Melting, Melting, Melting Up
The stock has been melting up for many months leaving hordes of traders and investors behind. While some sit back wondering why it is, or when the next crash will come, I’m here to tell you that the S&P 500 (NYSEARCA: SPY) is about to hit a new all-time high. What’s better, the stage is set for a major secular break out for the broad market. The only risk is the upcoming election cycle. I don’t want to wax political but the historical market data suggest this market will go higher regardless of who wins in November.
Yes, Moderna’s news is helping the market. Having a vaccine would be the #1 catalyst for economic and earnings growth I can think of but it is, ultimately, not why the market is moving higher. Stocks are valued on their potential for earnings and the potential is good. You might think, the S&P 500 is trading over 22X it’s forward earnings and is extremely overvalued but consider this. The market’s earnings multiple is based on the analyst’s consensus. The market could fall to match consensus, or consensus could rise to match the market. It just depends on who is right, the analysts,or Mr. Market.
The Analysts Consensus Is Too Low
I’m not here to try and tell anyone that the average Wall Street is less smart than me, that is not the case. What I am here to say is the analyst’s current consensus for 2nd quarter earnings and the full year haven’t been corrected yet for the reality of today's situation. When the analysts lowered their targets there was no way of knowing how bad the COVID-19 pandemic would impact the economy and they planned for the worst. What actually happened was not the worst and that is shown in the data if not the earnings outlook. Yes, the economy is still on shaky ground but it has shown resilience and corporate America is mostly back to business.
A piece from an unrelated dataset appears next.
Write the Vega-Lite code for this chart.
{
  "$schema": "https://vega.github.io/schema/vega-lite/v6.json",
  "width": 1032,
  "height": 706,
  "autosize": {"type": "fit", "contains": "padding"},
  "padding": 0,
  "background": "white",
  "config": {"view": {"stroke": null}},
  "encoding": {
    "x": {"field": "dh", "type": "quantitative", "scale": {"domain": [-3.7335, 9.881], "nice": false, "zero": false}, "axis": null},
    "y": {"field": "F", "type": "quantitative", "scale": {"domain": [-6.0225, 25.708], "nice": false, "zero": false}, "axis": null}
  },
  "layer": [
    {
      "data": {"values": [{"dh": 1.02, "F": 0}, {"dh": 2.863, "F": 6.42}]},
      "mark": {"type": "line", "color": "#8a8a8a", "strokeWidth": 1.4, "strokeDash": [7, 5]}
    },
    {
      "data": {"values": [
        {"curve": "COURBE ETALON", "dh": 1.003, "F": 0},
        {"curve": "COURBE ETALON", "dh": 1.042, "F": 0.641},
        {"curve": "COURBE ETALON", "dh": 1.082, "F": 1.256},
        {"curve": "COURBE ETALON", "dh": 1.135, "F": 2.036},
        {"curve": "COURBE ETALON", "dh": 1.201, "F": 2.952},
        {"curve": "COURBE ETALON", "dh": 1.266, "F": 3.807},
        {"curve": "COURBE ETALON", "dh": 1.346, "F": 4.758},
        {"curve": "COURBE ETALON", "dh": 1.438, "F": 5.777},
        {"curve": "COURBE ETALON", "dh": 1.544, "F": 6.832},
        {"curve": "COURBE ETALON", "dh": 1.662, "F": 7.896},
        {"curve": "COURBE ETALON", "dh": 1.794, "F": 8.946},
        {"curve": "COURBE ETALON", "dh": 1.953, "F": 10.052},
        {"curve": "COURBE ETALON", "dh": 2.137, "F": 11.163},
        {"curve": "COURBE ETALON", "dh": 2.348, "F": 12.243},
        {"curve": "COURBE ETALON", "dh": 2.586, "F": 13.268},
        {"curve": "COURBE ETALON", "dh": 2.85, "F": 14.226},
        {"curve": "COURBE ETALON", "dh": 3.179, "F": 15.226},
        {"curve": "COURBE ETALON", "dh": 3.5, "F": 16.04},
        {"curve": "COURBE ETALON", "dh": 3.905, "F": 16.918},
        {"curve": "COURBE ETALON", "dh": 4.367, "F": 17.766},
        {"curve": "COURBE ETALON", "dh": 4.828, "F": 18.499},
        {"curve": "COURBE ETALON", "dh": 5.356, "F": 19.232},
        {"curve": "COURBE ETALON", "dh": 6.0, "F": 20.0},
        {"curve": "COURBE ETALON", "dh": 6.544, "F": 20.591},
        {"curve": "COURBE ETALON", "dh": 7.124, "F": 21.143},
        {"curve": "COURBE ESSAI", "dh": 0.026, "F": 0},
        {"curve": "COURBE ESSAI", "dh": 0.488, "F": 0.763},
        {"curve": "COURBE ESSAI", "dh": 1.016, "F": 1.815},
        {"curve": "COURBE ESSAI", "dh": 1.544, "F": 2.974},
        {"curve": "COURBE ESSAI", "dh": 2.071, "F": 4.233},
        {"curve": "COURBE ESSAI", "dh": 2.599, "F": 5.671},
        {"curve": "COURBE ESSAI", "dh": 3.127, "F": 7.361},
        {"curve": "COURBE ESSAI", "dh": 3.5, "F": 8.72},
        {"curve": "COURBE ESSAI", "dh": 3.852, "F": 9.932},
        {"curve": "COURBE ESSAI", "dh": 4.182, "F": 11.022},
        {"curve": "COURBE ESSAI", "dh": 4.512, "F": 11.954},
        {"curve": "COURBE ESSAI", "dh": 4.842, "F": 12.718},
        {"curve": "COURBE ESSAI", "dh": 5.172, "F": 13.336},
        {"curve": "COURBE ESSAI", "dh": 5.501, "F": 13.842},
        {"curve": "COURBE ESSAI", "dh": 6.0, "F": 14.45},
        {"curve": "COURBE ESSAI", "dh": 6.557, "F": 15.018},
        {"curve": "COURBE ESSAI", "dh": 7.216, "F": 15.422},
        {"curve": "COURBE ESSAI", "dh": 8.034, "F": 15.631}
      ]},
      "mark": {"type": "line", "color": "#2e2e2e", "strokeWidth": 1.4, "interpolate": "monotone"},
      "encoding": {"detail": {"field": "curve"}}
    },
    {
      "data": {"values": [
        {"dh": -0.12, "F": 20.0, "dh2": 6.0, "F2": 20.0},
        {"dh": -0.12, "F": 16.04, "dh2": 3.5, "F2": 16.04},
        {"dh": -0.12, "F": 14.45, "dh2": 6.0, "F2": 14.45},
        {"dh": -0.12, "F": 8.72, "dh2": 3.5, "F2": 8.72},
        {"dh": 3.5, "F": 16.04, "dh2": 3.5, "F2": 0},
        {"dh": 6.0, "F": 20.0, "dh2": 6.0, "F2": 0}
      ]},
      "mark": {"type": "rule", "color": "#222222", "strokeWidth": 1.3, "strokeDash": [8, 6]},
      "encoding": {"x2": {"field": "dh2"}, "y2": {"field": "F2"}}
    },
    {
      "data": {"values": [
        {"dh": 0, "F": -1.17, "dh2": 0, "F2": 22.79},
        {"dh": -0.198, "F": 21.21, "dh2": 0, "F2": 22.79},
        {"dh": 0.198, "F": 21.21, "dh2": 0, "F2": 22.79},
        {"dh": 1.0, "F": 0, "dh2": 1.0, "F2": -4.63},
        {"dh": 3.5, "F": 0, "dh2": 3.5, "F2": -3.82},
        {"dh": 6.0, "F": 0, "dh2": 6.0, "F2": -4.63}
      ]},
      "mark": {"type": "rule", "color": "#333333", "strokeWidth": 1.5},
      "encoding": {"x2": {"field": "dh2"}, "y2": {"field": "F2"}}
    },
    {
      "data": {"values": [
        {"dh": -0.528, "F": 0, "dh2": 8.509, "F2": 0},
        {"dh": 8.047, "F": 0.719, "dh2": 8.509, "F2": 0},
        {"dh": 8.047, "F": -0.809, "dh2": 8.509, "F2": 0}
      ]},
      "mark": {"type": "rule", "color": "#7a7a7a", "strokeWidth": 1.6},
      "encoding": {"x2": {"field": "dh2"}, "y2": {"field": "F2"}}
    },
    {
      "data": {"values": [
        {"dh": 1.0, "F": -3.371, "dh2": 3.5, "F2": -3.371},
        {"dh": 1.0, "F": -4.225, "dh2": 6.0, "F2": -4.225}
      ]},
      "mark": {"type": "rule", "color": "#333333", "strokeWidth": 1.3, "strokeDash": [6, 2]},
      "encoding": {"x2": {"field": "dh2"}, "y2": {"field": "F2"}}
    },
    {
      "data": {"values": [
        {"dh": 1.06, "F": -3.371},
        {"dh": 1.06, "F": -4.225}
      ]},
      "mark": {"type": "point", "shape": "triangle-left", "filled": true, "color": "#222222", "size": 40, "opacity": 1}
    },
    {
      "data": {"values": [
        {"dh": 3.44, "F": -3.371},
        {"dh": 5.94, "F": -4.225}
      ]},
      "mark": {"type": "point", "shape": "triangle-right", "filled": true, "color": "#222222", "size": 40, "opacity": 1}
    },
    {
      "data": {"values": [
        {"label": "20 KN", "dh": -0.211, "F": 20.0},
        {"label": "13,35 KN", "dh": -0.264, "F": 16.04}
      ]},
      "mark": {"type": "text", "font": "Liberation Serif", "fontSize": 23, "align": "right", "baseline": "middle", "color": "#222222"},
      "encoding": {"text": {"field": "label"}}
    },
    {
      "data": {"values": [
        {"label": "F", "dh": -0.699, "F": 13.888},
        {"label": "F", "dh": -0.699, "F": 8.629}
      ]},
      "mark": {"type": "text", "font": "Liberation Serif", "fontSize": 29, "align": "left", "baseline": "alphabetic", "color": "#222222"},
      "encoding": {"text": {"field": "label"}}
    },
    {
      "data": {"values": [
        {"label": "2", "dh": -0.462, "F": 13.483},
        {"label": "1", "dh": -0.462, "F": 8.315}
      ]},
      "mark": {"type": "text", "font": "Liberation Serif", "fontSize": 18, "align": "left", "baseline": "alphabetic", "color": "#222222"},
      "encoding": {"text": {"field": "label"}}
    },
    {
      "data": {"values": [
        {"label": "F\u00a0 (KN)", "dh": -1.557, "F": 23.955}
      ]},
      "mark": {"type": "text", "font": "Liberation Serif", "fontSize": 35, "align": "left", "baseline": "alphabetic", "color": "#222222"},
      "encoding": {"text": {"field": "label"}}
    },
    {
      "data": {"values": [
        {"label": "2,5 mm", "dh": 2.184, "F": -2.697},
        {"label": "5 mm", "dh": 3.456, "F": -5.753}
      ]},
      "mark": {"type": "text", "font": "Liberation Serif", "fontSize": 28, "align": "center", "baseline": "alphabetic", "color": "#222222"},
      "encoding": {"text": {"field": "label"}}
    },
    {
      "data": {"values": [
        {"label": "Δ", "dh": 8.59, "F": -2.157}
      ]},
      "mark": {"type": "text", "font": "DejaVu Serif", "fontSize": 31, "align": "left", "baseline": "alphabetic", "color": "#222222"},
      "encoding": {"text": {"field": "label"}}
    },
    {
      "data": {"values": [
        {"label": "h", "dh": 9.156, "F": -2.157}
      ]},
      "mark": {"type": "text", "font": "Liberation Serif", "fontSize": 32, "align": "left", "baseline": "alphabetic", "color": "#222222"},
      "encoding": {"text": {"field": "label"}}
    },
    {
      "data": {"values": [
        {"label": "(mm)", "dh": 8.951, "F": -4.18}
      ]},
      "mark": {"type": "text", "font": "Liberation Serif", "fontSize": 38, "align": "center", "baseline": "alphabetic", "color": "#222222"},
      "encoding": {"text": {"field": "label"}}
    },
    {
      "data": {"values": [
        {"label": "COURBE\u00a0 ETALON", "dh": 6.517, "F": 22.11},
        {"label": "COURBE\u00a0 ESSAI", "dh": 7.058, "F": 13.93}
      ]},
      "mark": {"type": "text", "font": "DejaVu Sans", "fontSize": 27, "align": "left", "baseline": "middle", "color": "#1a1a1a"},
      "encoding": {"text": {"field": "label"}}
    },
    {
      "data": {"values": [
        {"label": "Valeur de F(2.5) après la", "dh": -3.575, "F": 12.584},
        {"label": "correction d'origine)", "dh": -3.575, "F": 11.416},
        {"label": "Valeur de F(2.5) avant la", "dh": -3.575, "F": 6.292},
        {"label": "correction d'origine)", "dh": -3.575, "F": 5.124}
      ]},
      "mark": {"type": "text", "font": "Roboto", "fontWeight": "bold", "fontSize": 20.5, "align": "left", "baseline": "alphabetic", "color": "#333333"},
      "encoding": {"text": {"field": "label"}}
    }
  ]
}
The trend I am seeing in the earnings cycle is that 1) companies are beating consensus for the second quarter 2) those same companies are providing firm if not better than expected guidance and 3) the consensus for those companies is so low that full-year calendar 2020 results are going to smash right through them. This phenomenon is not limited to a single industry or sector either.
Here are just a few of the names I’ve noticed over the past two weeks:
The Technical Outlook: Bullish, Oh So Bullish
What this means for the earnings outlook is enormous. Despite the horrendous expectation for Q2 results the trajectory of earnings growth is positive from this quarter forward. The next two will be negative but improving and the next four will be positive. Add to this improving outlook in the form of rising consensus estimates further supported by an expectation of vaccine and you have a powerful tailwind. A tailwind powerful enough to drive the S&P 500 to retest if not break through its all-time high. Today’s action has the S&P above near-term resistance in the premarket. A close above 3230 would confirm the break and likely lead to higher prices in the very near term. In fact, I think this move could unleash a wave of buying action that could last through the end of the 2Q reporting cycle. In that light, a move retest the all-time high is the least of my expectation. The post-pandemic bottom to the current price level is worth 1000 S&P points. Today's break could easily continue on for another 1,000 points putting the S&P 500 at 4,200 by year-end.